Code that draws figures:
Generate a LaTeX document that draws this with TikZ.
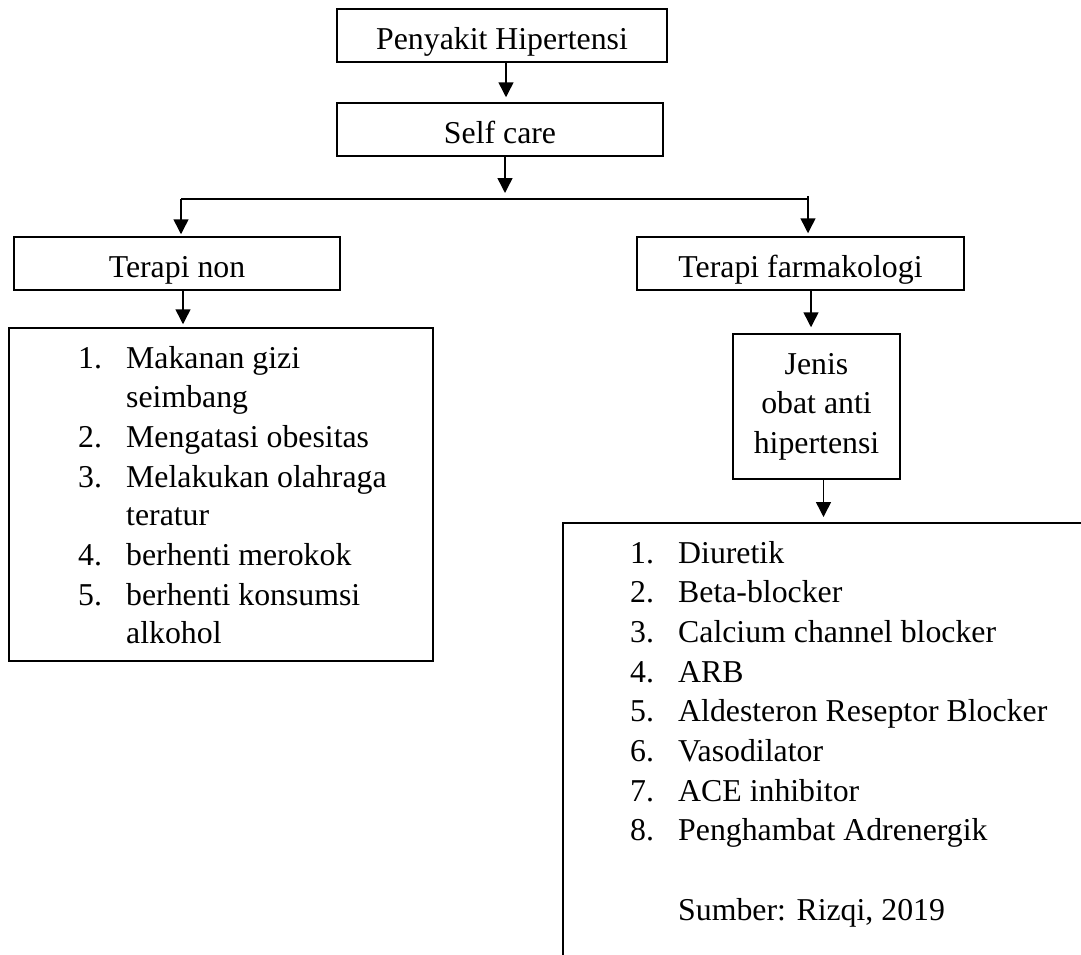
\documentclass[tikz,border=0pt]{standalone}
\usepackage{fontspec}
\setmainfont{Liberation Serif}
\usetikzlibrary{arrows.meta}
\begin{document}
\begin{tikzpicture}[x=1pt,y=-1pt,
  every node/.style={font=\fontsize{31.8pt}{39.5pt}\selectfont},
  box/.style={draw, line width=1.5pt, inner sep=0pt, text height=40pt, text depth=13pt},
  frame/.style={draw, line width=1.5pt, inner sep=0pt},
  item/.style={anchor=base west, inner sep=0pt},
  arr/.style={line width=1.5pt, -{Triangle[length=15pt,width=15pt]}},
  ln/.style={line width=1.5pt}]
\useasboundingbox (0,0) rectangle (1081,954);
\clip (0,0) rectangle (1081,954);
% boxes
\node[box, minimum width=330pt] (top) at (502,35.5) {Penyakit Hipertensi};
\node[box, minimum width=326pt] (self) at (500,129.5) {Self care};
\node[box, minimum width=326pt] (non) at (177,263.5) {Terapi non};
\node[box, minimum width=327pt] (farm) at (800.5,263.5) {Terapi farmakologi};
\node[frame, minimum width=167pt, minimum height=145pt, align=center] (jenis) at (816.5,406.5) {Jenis\\obat anti\\hipertensi};
\node[frame, minimum width=424pt, minimum height=333pt] (lbox) at (221,494.5) {};
\node[frame, minimum width=640pt, minimum height=480pt, anchor=north west] (rbox) at (562,522) {};
% junction
\coordinate (jl) at (181,199);
\coordinate (jr) at (808,196);
\coordinate (jc) at (505,199);
% connectors
\draw[arr, shorten >=5pt] ([xshift=4pt]top.south) -- ([xshift=4pt]top.south |- self.north);
\draw[arr, shorten >=6pt] (jc |- self.south) -- (jc);
\draw[ln] (jl) -- (jr |- jl);
\draw[arr, shorten >=2pt] (jl) -- (jl |- non.north);
\draw[arr, shorten >=3pt] (jr) -- (jr |- farm.north);
\draw[arr, shorten >=3pt] ([xshift=2pt]jl |- non.south) -- ([xshift=2pt]jl |- lbox.north);
\draw[arr, shorten >=6pt] ([xshift=3pt]jr |- farm.south) -- ([xshift=3pt]jr |- jenis.north);
\draw[arr, shorten >=5pt] ([xshift=7pt]jenis.south) -- ([xshift=7pt]jenis.south |- rbox.north);
% left list
\node[item] (l1n) at (78,368) {1.};
\node[item] (l1)  at (126,368) {Makanan gizi};
\node[item] (l1b) at (126,407) {seimbang};
\node[item] (l2n) at (78,447) {2.};
\node[item] (l2)  at (126,447) {Mengatasi obesitas};
\node[item] (l3n) at (78,487) {3.};
\node[item] (l3)  at (126,487) {Melakukan olahraga};
\node[item] (l3b) at (126,525) {teratur};
\node[item] (l4n) at (78,565) {4.};
\node[item] (l4)  at (126,565) {berhenti merokok};
\node[item] (l5n) at (78,605) {5.};
\node[item] (l5)  at (126,605) {berhenti konsumsi};
\node[item] (l5b) at (126,643) {alkohol};
% right list
\foreach \t [count=\i] in {Diuretik, Beta-blocker, Calcium channel blocker, ARB, Aldesteron Reseptor Blocker, Vasodilator, ACE inhibitor, Penghambat Adrenergik}{
  \node[item] (r\i n) at (630,{563+39.7*(\i-1)}) {\i.};
  \node[item] (r\i) at (678,{563+39.7*(\i-1)}) {\t};
}
\node[item] (src) at (678,920) {Sumber: Rizqi, 2019};
\end{tikzpicture}
\end{document}
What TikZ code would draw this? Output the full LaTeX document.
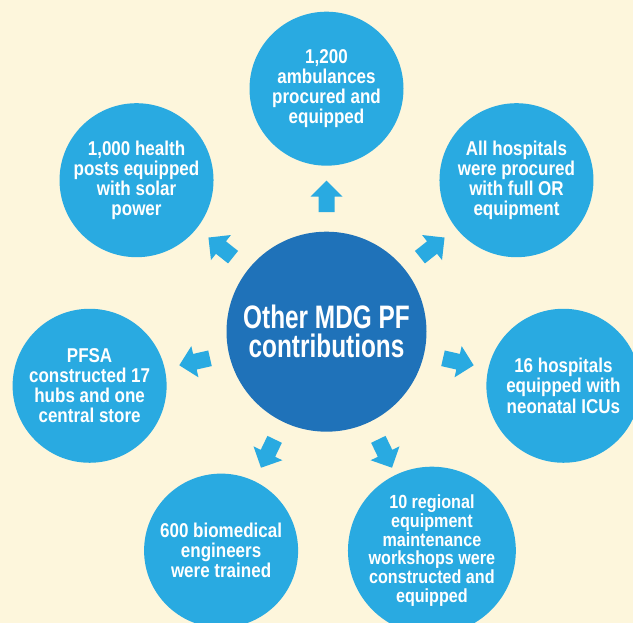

* _THE PROBLEM_: Return each line of the listing that holds the string "this".

* _FINISHED EXERCISE_:
Generate a LaTeX document that draws this with TikZ.
What TikZ code would draw this? Output the full LaTeX document.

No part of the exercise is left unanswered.